┌──

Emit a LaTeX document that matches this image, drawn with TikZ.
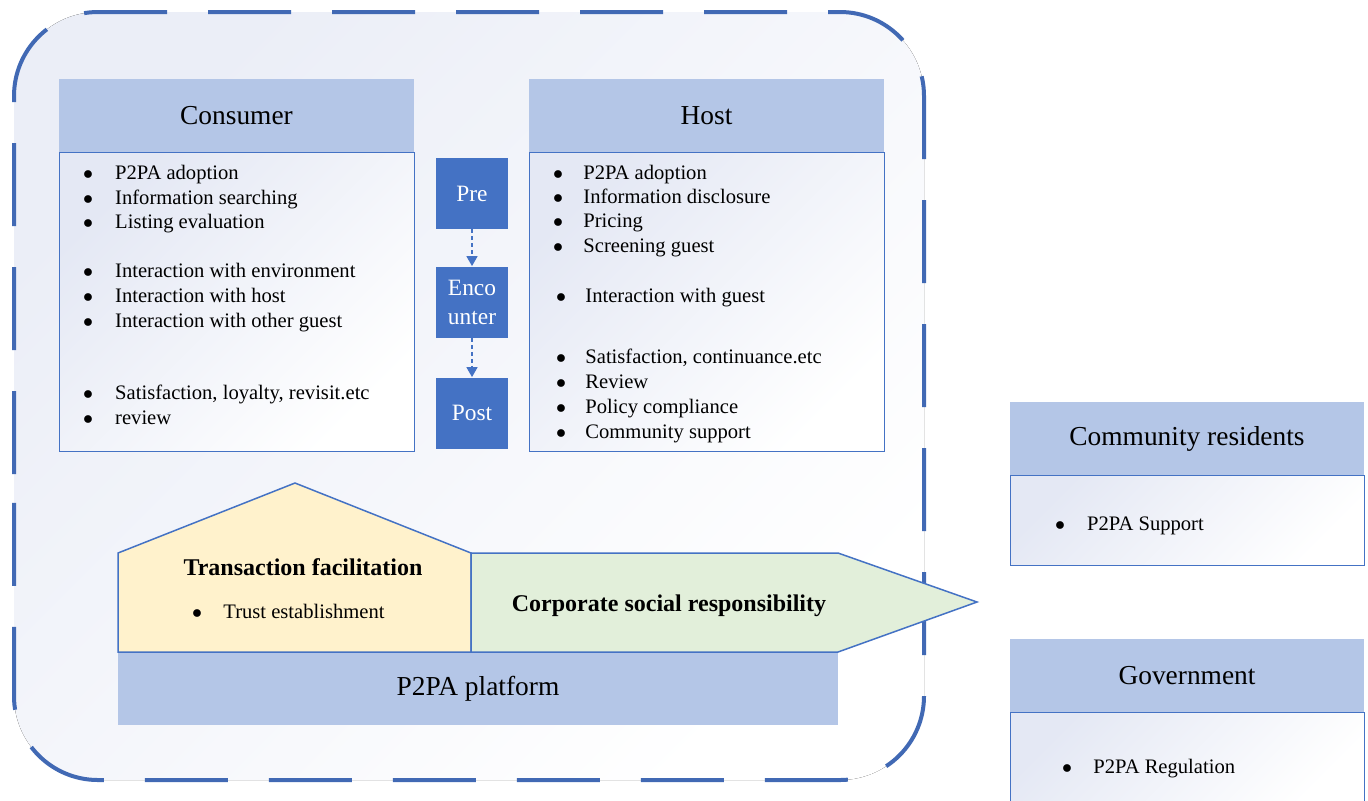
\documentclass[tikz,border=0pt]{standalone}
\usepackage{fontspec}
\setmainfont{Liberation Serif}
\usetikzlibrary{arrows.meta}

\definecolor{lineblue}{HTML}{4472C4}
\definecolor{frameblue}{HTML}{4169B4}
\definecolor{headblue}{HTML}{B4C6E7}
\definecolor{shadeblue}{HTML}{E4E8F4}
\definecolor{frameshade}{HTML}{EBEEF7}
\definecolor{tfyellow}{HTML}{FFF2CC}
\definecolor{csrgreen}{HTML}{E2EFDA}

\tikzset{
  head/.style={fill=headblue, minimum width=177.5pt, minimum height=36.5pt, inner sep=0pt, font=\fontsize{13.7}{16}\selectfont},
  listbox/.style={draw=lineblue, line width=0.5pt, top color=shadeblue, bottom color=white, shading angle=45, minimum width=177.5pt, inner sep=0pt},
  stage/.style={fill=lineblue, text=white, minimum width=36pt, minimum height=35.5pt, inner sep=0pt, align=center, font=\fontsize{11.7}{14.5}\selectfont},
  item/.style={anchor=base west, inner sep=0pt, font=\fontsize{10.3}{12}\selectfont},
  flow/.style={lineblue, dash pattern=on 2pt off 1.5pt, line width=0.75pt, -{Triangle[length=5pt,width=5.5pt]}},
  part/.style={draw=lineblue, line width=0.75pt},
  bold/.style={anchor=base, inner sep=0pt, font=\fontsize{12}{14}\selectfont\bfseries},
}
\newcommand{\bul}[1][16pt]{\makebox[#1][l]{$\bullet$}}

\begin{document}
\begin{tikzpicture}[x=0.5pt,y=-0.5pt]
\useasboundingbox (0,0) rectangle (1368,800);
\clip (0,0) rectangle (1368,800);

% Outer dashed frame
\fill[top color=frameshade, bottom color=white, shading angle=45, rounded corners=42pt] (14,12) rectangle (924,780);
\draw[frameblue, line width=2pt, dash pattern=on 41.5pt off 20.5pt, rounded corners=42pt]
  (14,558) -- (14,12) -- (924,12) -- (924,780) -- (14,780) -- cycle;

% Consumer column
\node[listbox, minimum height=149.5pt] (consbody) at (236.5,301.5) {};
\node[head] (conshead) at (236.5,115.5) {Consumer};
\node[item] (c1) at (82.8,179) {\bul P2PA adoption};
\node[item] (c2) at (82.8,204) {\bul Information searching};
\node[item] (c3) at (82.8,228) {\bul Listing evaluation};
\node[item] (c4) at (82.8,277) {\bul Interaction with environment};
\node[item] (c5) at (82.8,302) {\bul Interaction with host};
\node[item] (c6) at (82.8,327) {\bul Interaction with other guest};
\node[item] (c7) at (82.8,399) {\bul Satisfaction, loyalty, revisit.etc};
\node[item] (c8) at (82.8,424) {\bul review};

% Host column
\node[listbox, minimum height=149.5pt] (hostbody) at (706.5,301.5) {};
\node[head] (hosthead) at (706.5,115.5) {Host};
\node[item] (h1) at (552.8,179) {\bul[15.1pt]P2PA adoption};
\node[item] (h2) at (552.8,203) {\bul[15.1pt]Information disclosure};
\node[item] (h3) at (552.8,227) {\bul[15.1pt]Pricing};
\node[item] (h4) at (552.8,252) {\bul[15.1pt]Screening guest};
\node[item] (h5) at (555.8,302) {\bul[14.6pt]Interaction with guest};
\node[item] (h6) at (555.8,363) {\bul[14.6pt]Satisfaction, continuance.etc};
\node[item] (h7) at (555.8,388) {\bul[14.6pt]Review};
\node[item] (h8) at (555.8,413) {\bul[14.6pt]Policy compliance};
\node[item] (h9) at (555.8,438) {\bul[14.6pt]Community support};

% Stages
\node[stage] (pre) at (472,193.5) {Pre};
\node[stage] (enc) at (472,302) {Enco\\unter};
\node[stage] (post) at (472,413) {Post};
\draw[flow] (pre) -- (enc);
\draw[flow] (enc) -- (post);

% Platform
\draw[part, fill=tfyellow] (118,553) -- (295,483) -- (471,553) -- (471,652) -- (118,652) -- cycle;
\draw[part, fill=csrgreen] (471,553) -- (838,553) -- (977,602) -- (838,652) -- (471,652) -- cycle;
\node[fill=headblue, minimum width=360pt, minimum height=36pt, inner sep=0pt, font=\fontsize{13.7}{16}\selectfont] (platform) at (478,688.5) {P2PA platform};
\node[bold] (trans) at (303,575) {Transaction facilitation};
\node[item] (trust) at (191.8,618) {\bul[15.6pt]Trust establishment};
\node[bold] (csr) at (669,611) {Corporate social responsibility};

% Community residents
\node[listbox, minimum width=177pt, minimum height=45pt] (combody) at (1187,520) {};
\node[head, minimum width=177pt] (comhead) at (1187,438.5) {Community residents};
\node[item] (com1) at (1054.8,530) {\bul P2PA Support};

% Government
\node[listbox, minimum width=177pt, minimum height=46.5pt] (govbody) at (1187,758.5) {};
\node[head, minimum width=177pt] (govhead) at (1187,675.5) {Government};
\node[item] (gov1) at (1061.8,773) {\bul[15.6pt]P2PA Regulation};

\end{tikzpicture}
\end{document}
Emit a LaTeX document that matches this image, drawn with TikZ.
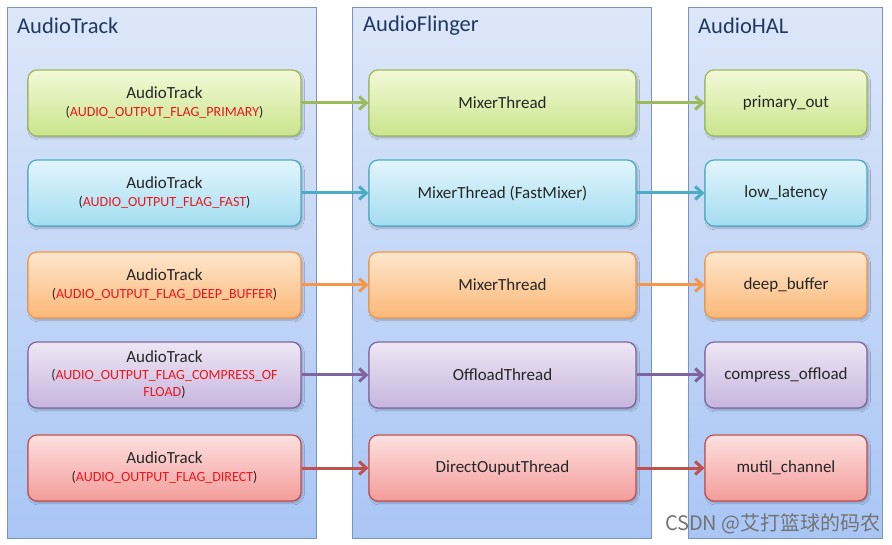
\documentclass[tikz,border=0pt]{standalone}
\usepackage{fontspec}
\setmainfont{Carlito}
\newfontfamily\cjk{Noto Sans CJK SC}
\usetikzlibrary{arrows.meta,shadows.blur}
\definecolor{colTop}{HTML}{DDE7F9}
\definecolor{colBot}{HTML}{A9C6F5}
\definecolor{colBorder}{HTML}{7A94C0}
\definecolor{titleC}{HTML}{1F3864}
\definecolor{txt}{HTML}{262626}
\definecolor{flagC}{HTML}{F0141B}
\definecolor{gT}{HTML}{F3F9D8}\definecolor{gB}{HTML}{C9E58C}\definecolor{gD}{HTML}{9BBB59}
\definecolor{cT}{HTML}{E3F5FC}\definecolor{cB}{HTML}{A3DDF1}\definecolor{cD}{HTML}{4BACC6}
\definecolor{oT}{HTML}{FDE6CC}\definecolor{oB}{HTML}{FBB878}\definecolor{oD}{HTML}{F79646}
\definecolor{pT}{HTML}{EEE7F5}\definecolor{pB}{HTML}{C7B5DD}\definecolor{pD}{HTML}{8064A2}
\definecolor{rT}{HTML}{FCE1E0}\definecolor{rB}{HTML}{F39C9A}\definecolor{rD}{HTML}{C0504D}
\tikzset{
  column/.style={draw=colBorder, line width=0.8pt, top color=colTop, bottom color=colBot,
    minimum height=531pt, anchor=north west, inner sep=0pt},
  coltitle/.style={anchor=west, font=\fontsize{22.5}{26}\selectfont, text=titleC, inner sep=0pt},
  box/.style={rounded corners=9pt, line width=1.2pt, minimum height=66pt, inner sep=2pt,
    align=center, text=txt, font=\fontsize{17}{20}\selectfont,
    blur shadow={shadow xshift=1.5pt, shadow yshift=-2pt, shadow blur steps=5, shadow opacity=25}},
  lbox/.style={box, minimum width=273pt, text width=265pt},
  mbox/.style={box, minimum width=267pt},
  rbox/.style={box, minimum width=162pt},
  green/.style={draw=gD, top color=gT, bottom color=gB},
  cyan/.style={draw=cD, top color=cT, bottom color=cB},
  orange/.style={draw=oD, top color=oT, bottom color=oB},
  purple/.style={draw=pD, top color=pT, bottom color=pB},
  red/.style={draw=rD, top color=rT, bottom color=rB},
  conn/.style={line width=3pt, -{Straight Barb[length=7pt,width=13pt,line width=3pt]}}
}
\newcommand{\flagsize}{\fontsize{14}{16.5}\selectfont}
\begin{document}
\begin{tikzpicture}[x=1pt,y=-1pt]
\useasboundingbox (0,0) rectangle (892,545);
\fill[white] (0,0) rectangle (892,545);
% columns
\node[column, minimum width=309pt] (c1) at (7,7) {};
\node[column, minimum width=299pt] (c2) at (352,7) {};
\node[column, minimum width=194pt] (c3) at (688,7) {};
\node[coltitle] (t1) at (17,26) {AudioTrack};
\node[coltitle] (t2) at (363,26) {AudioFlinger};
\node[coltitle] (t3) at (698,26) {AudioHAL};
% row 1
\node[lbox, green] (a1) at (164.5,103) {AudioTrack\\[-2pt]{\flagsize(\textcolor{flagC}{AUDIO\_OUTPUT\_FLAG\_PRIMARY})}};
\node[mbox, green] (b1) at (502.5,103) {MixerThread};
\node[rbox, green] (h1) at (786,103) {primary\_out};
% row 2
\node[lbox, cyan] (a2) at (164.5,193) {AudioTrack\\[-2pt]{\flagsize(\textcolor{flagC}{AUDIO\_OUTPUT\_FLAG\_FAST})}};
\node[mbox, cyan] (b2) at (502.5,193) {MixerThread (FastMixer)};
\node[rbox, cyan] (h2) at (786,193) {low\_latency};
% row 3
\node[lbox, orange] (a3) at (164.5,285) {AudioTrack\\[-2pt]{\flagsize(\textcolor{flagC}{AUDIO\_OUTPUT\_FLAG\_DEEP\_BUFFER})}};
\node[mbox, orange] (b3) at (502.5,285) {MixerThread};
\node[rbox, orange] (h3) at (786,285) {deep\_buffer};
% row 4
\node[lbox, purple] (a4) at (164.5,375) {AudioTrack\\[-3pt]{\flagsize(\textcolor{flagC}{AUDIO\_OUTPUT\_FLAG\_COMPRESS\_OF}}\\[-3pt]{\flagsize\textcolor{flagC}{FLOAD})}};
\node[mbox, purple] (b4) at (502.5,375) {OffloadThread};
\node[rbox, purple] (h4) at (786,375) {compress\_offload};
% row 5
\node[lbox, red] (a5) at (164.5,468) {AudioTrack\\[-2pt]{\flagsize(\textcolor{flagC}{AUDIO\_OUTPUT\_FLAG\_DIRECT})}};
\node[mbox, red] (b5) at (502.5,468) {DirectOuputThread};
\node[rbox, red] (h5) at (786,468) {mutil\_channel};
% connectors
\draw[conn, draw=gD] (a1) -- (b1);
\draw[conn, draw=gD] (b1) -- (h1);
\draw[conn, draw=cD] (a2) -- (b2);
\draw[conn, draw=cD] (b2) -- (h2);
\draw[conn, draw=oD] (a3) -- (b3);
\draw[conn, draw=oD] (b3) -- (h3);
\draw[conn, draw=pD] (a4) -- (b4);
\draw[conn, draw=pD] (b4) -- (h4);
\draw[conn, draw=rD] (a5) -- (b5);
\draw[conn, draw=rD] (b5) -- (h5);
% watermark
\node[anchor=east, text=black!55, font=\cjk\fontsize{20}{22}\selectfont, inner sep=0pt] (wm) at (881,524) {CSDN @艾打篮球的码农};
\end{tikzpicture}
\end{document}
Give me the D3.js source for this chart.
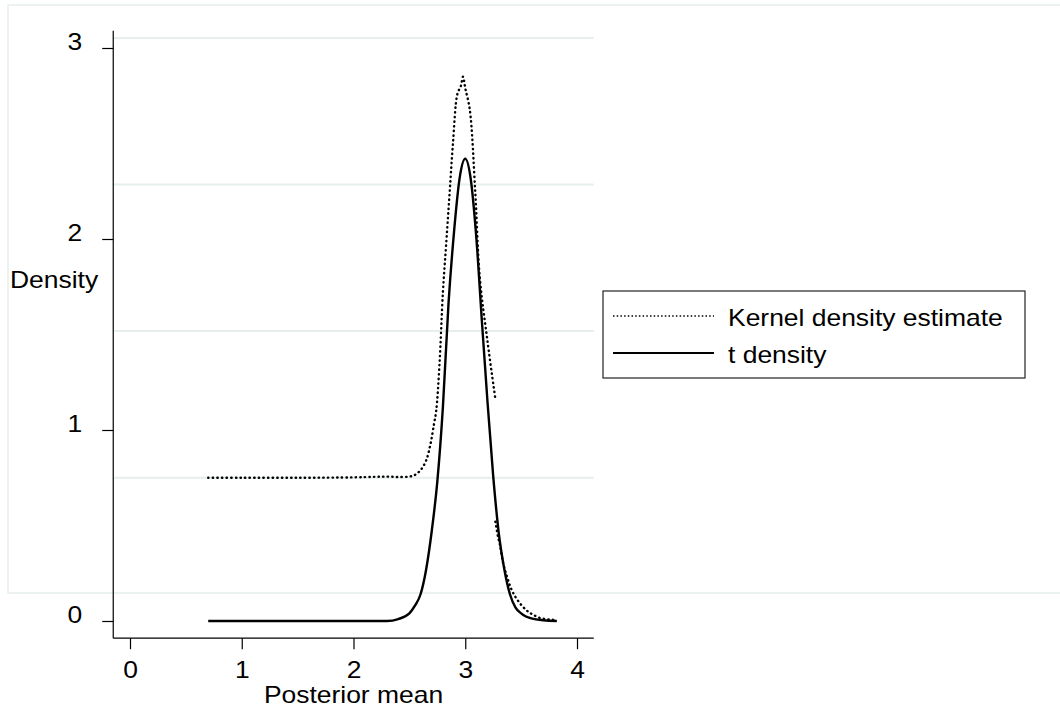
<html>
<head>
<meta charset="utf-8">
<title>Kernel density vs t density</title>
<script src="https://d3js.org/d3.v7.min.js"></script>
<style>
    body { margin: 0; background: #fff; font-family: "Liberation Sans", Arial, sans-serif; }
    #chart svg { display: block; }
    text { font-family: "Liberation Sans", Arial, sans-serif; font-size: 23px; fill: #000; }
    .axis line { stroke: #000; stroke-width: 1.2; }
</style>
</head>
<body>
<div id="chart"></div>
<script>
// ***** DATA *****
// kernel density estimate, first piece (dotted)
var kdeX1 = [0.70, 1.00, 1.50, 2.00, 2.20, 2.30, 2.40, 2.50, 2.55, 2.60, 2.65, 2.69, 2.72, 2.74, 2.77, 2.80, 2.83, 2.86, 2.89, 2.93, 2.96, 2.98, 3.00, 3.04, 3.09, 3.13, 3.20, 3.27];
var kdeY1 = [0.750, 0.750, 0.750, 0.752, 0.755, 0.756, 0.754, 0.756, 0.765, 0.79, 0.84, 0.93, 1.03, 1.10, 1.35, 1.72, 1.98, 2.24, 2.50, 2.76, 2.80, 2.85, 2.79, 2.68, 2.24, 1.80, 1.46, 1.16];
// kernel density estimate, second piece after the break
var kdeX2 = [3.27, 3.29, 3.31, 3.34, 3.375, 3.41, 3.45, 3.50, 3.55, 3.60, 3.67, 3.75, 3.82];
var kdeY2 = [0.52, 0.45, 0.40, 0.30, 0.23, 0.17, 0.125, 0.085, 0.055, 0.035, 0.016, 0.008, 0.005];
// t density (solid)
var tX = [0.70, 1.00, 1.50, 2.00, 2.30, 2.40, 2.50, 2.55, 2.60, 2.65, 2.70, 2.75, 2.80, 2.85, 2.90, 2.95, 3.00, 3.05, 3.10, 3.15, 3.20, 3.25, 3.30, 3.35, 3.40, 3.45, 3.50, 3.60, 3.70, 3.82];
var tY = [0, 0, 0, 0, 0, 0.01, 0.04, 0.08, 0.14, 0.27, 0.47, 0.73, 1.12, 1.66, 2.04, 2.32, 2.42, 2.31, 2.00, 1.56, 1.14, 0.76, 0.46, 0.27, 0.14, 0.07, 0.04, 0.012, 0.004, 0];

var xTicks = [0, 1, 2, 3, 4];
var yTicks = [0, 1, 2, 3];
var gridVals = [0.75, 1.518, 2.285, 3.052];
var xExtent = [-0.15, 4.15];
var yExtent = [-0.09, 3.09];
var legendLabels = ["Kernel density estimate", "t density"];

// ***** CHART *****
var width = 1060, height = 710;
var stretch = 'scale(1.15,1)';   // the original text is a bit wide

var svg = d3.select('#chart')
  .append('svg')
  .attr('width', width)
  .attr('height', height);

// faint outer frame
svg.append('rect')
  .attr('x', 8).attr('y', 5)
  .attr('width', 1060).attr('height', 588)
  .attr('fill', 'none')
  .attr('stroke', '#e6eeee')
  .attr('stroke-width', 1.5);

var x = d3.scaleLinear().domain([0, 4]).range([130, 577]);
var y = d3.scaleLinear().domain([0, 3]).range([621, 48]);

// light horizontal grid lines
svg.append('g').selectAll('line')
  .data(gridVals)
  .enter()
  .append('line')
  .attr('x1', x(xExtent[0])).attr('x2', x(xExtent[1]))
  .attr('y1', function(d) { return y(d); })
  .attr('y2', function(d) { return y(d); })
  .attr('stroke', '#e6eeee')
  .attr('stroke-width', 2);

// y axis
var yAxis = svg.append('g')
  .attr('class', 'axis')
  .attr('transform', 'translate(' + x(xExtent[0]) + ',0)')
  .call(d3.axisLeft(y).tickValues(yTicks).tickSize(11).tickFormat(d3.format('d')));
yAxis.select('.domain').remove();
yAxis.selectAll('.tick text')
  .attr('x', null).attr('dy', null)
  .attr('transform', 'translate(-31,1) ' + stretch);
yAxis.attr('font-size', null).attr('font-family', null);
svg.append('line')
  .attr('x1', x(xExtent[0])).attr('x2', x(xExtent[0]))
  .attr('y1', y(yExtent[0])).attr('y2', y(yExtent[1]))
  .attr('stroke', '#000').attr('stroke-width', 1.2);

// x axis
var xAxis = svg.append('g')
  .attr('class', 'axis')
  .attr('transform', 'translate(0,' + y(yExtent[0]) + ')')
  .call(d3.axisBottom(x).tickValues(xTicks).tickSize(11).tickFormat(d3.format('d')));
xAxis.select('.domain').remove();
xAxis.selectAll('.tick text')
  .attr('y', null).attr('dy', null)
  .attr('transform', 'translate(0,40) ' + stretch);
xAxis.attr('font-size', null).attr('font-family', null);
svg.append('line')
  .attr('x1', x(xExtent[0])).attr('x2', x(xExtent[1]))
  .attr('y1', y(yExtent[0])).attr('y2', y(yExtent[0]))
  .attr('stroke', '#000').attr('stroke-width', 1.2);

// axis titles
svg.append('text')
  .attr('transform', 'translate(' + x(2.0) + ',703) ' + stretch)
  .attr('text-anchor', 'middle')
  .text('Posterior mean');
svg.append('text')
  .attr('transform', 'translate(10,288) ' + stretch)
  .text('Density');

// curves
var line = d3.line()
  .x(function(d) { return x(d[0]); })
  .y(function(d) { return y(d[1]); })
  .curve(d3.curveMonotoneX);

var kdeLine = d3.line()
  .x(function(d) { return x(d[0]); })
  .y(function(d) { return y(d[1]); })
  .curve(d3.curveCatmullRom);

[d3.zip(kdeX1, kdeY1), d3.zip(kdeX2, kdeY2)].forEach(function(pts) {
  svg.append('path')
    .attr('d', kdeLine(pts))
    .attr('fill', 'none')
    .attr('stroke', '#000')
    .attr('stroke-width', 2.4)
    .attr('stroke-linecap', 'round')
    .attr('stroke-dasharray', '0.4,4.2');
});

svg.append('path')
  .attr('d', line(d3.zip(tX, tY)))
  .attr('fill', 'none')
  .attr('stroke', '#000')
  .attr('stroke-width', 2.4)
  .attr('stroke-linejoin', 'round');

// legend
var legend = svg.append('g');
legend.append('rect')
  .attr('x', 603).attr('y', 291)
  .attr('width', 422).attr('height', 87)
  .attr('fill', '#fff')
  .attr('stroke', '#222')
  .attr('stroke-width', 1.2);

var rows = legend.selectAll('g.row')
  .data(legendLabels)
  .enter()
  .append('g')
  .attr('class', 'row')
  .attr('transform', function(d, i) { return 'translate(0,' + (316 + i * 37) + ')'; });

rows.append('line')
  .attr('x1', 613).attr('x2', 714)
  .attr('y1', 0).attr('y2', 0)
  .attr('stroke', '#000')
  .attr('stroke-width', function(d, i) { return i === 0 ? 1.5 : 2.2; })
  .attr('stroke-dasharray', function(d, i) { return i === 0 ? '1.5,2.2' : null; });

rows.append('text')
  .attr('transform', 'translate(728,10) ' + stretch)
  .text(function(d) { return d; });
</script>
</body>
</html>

└──

- Problem requirements:
Pictures are excluded; extract exactly the lines from the start of the data through the line that holds "(14,558) -- (14,12)", both ends included.

- Correct answer:
Emit a LaTeX document that matches this image, drawn with TikZ.
\documentclass[tikz,border=0pt]{standalone}
\usepackage{fontspec}
\setmainfont{Liberation Serif}
\usetikzlibrary{arrows.meta}

\definecolor{lineblue}{HTML}{4472C4}
\definecolor{frameblue}{HTML}{4169B4}
\definecolor{headblue}{HTML}{B4C6E7}
\definecolor{shadeblue}{HTML}{E4E8F4}
\definecolor{frameshade}{HTML}{EBEEF7}
\definecolor{tfyellow}{HTML}{FFF2CC}
\definecolor{csrgreen}{HTML}{E2EFDA}

\tikzset{
  head/.style={fill=headblue, minimum width=177.5pt, minimum height=36.5pt, inner sep=0pt, font=\fontsize{13.7}{16}\selectfont},
  listbox/.style={draw=lineblue, line width=0.5pt, top color=shadeblue, bottom color=white, shading angle=45, minimum width=177.5pt, inner sep=0pt},
  stage/.style={fill=lineblue, text=white, minimum width=36pt, minimum height=35.5pt, inner sep=0pt, align=center, font=\fontsize{11.7}{14.5}\selectfont},
  item/.style={anchor=base west, inner sep=0pt, font=\fontsize{10.3}{12}\selectfont},
  flow/.style={lineblue, dash pattern=on 2pt off 1.5pt, line width=0.75pt, -{Triangle[length=5pt,width=5.5pt]}},
  part/.style={draw=lineblue, line width=0.75pt},
  bold/.style={anchor=base, inner sep=0pt, font=\fontsize{12}{14}\selectfont\bfseries},
}
\newcommand{\bul}[1][16pt]{\makebox[#1][l]{$\bullet$}}

\begin{document}
\begin{tikzpicture}[x=0.5pt,y=-0.5pt]
\useasboundingbox (0,0) rectangle (1368,800);
\clip (0,0) rectangle (1368,800);

% Outer dashed frame
\fill[top color=frameshade, bottom color=white, shading angle=45, rounded corners=42pt] (14,12) rectangle (924,780);
\draw[frameblue, line width=2pt, dash pattern=on 41.5pt off 20.5pt, rounded corners=42pt]
  (14,558) -- (14,12) -- (924,12) -- (924,780) -- (14,780) -- cycle;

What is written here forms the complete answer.